New invariants for the gravitational two-body problem

Lead Research Organisation: University of Sheffield
Department Name: Mathematics and Statistics


Our perception of the Universe, at present, is based on "sight". Ever since Galileo spied the moons of Jupiter in 1610, we have been driven to improve the sensitivity and resolution of telescopes. These are our eyes on the Universe, working across the electromagnetic spectrum. Yet, with only "eyes", our perception is limited; much of the Universe remains dark, or shrouded from view behind clouds of dust and gas.

What if we could "hear" the Universe? This is not as fanciful as it may seem. Einstein's theory of General Relativity predicts the existence of "gravitational waves": ripples in the fabric of spacetime which propagate at the speed of light. Einstein's theory, now a century old, has passed every experimental test so far devised. Indeed, the existence of gravitational waves was confirmed by careful decade-long observations of a pulsar's orbit (brilliant work which won the Nobel prize in 1993).

It is widely anticipated that we stand on the cusp of developing "hearing". Enhanced detectors such as LIGO and VIRGO, coming online in the next few years, should enable us to "hear" gravitational waves for the first time. Gravitational waves are generated by the most powerful processes in the Universe, such as the orbits of supermassive black holes. Unlike our "eyes", our "ears" will be only weakly directional, and thus will hear a wide variety of sources and ambient noise. The key challenge will be to separate the interesting sources from the background. The challenge is akin to trying to listen to a friend over the hubbub at a noisy party: ears are not sufficient, a highly-evolved brain is essential too! To succeed, it is crucial to know precisely what we are listening for. Specifically, we need highly accurate models of gravitational wave signals emanating from compact binaries.
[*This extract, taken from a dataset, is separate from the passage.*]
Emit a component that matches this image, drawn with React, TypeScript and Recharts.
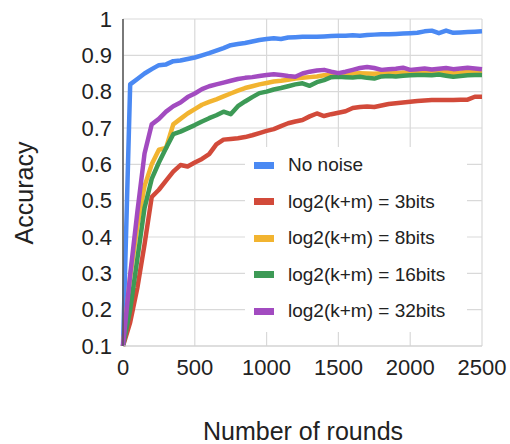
import React from "react"
import { LineChart, Line, XAxis, YAxis, CartesianGrid } from "recharts"

const rounds = [
  0, 50, 100, 150, 200, 250, 300, 350, 400, 450, 500, 550, 600, 650, 700, 750, 800, 850, 900, 950,
  1000, 1050, 1100, 1150, 1200, 1250, 1300, 1350, 1400, 1450, 1500, 1550, 1600, 1650, 1700, 1750,
  1800, 1850, 1900, 1950, 2000, 2050, 2100, 2150, 2200, 2250, 2300, 2350, 2400, 2450, 2500,
]

const noNoise = [
  0.1, 0.82, 0.835, 0.85, 0.862, 0.873, 0.875, 0.884, 0.886, 0.89, 0.894, 0.9, 0.906, 0.913, 0.92,
  0.928, 0.931, 0.934, 0.938, 0.942, 0.945, 0.947, 0.945, 0.949, 0.95, 0.951, 0.951, 0.951, 0.952,
  0.953, 0.954, 0.954, 0.955, 0.954, 0.956, 0.957, 0.958, 0.958, 0.959, 0.96, 0.961, 0.962, 0.966,
  0.968, 0.961, 0.968, 0.962, 0.963, 0.964, 0.965, 0.966,
]

const bits3 = [
  0.1, 0.165, 0.26, 0.38, 0.51, 0.53, 0.555, 0.58, 0.598, 0.594, 0.605, 0.615, 0.628, 0.655, 0.668,
  0.67, 0.672, 0.675, 0.68, 0.686, 0.692, 0.697, 0.705, 0.713, 0.718, 0.722, 0.732, 0.74, 0.733,
  0.738, 0.742, 0.746, 0.755, 0.758, 0.759, 0.758, 0.762, 0.766, 0.768, 0.77, 0.772, 0.774, 0.776,
  0.777, 0.777, 0.777, 0.777, 0.778, 0.778, 0.786, 0.786,
]

const bits8 = [
  0.1, 0.29, 0.43, 0.54, 0.6, 0.64, 0.645, 0.71, 0.725, 0.74, 0.752, 0.764, 0.772, 0.779, 0.787,
  0.795, 0.803, 0.81, 0.815, 0.82, 0.824, 0.828, 0.83, 0.833, 0.836, 0.838, 0.84, 0.842, 0.845,
  0.846, 0.848, 0.848, 0.85, 0.851, 0.85, 0.849, 0.851, 0.852, 0.851, 0.853, 0.852, 0.853, 0.854,
  0.852, 0.853, 0.854, 0.852, 0.853, 0.855, 0.854, 0.855,
]

const bits16 = [
  0.1, 0.2, 0.34, 0.48, 0.56, 0.605, 0.645, 0.683, 0.69, 0.699, 0.708, 0.718, 0.727, 0.735, 0.745,
  0.738, 0.76, 0.773, 0.785, 0.796, 0.8, 0.806, 0.81, 0.815, 0.82, 0.823, 0.816, 0.826, 0.832, 0.84,
  0.841, 0.84, 0.839, 0.841, 0.838, 0.836, 0.842, 0.843, 0.842, 0.844, 0.845, 0.846, 0.846, 0.845,
  0.847, 0.844, 0.841, 0.843, 0.845, 0.846, 0.846,
]

const bits32 = [
  0.1, 0.296, 0.469, 0.63, 0.71, 0.725, 0.745, 0.76, 0.77, 0.785, 0.795, 0.807, 0.815, 0.82, 0.825,
  0.83, 0.835, 0.838, 0.84, 0.843, 0.846, 0.848, 0.846, 0.843, 0.841, 0.85, 0.855, 0.858, 0.86,
  0.855, 0.851, 0.855, 0.86, 0.865, 0.868, 0.865, 0.86, 0.862, 0.863, 0.866, 0.86, 0.862, 0.864,
  0.861, 0.863, 0.865, 0.862, 0.864, 0.866, 0.864, 0.862,
]

const xTicks = [0, 500, 1000, 1500, 2000, 2500]
const yTicks = [0.1, 0.2, 0.3, 0.4, 0.5, 0.6, 0.7, 0.8, 0.9, 1]

const series = [
  { key: "noNoise", name: "No noise", color: "#4a89f3", values: noNoise },
  { key: "bits3", name: "log2(k+m) = 3bits", color: "#d24a3a", values: bits3 },
  { key: "bits8", name: "log2(k+m) = 8bits", color: "#f2b430", values: bits8 },
  { key: "bits16", name: "log2(k+m) = 16bits", color: "#3d9a56", values: bits16 },
  { key: "bits32", name: "log2(k+m) = 32bits", color: "#a24bc0", values: bits32 },
]

const data = rounds.map((r, i) => {
  const row: Record<string, number> = { round: r }
  series.forEach((s) => {
    row[s.key] = s.values[i]
  })
  return row
})

const font = "'Liberation Sans', Arial, sans-serif"

export default function App() {
  return (
    <div style={{ position: "absolute", left: 0, top: 0, width: 510, height: 444, background: "#fff" }}>
      <LineChart width={510} height={444} data={data} margin={{ top: 19, right: 28, left: 0, bottom: 0 }}>
        <CartesianGrid stroke="#d9d9d9" strokeWidth={1.2} horizontal vertical />
        <XAxis
          dataKey="round"
          type="number"
          domain={[0, 2500]}
          ticks={xTicks}
          height={98}
          tickSize={0}
          tickMargin={13}
          axisLine={{ stroke: "#d0d0d0" }}
          tick={{ fill: "#222", fontSize: 22, fontFamily: font }}
        />
        <YAxis
          type="number"
          domain={[0.1, 1]}
          ticks={yTicks}
          width={123}
          tickSize={0}
          tickMargin={11}
          axisLine={{ stroke: "#555", strokeWidth: 1.5 }}
          tick={{ fill: "#222", fontSize: 22, fontFamily: font }}
          tickFormatter={(v: number) => `${Math.round(v * 10) / 10}`}
        />
        {series.map((s) => (
          <Line
            key={s.key}
            dataKey={s.key}
            name={s.name}
            stroke={s.color}
            strokeWidth={4.5}
            dot={false}
            strokeLinejoin="round"
            isAnimationActive={false}
          />
        ))}
      </LineChart>
      {/* legend box sits over the plot, covering the grid */}
      <div
        style={{
          position: "absolute",
          left: 245,
          top: 147,
          width: 222,
          height: 185,
          background: "#fff",
          boxSizing: "border-box",
        }}
      >
        {series.map((s) => (
          <div
            key={s.key}
            style={{
              display: "flex",
              alignItems: "center",
              height: 36.5,
              fontFamily: font,
              fontSize: 19,
              color: "#222",
            }}
          >
            <span style={{ width: 20, height: 7, background: s.color, marginLeft: 9, marginRight: 14 }} />
            <span>{s.name}</span>
          </div>
        ))}
      </div>
      <div
        style={{
          position: "absolute",
          left: 303,
          top: 418,
          transform: "translateX(-50%)",
          whiteSpace: "nowrap",
          fontFamily: font,
          fontSize: 25,
          color: "#222",
          lineHeight: "26px",
        }}
      >
        Number of rounds
      </div>
      <div
        style={{
          position: "absolute",
          left: 24,
          top: 193,
          transform: "translate(-50%, -50%) rotate(-90deg)",
          whiteSpace: "nowrap",
          fontFamily: font,
          fontSize: 25,
          color: "#222",
          lineHeight: "26px",
        }}
      >
        Accuracy
      </div>
    </div>
  )
}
In this project, I aim to improve and upgrade our modelling of such signals. To achieve this aim, I must address a foundational problem in relativity: predicting the motion of two compact bodies, such as black holes, moving under mutual gravitational attraction. Why hasn't such a simple problem been "solved" already? Because it's not so simple! Einstein's theory describes, simultaneously, how the stage affects the actors and how the actors affect the stage. In the words of John Wheeler, "Matter tells space how to curve. Space tells matter how to move". In other words, finding "exact" mathematical solutions in dynamical scenarios is hard or impossible! Instead, we must develop and apply a range of numerical and approximation tools.

My key claim is that there are certain "invariants", related to physically-observable quantities (such as redshift, precession angle; tidal stress, etc.), that are yet to be computed for the gravitational two-body problem over its 100-year history. Invariants are crucial, as they allow us to compare, calibrate and enhance the various mathematical methods currently in use. Fancifully, I imagine these invariants to be part of a Rosetta stone for translation between mathematical "languages". I propose to explore the idea by, first, calculating the invariants (itself a difficult task) and, then, investigating their role in three other approaches to the same problem. I hope to work with leading teams in Canada, France and the US, and to help establish the UK as a leader in this exciting area.

Planned Impact

The proposed research is focused on the development and application of mathematical methods to tackle the historic problem of motion in Einstein's theory of General Relativity (GR). The motivation is to enhance the search for gravitational waves generated by inspiralling pairs of black holes and neutron stars. The primary impact is academic, and the primary pathway is described in the Case for Support.

Wider economical and societal impacts will be indirect, arising primarily from diffusion of improved methods in applied mathematics and scientific computing; enhanced teaching and public engagement; and inspiration of the next generation of UK researchers. Over the long term, fundamental research, which underpins industrial progress, has unanticipated and wide-ranging impacts. For instance, the accuracy of Global Positioning Systems (GPS) relies, in part, on accurate calculations in General Relativity.

In Pathways to Impact I describe concrete steps to achieve impact under three themes: (I1) ``Towards gravitational wave detection''; (I2) ``Towards multimessenger astronomy''; and (I3) ``Relativity and imagination''. Theme I1, the core of this programme, will benefit mathematical physics, primarily through dissemination of high-quality new research with an enduring influence. Theme I2 will impact wider astronomy communities, primarily through inter-disciplinary opportunities and the shaping of future capabilities. Theme I3 will seek to engage and involve anyone who is interested in the Universe and our place within it.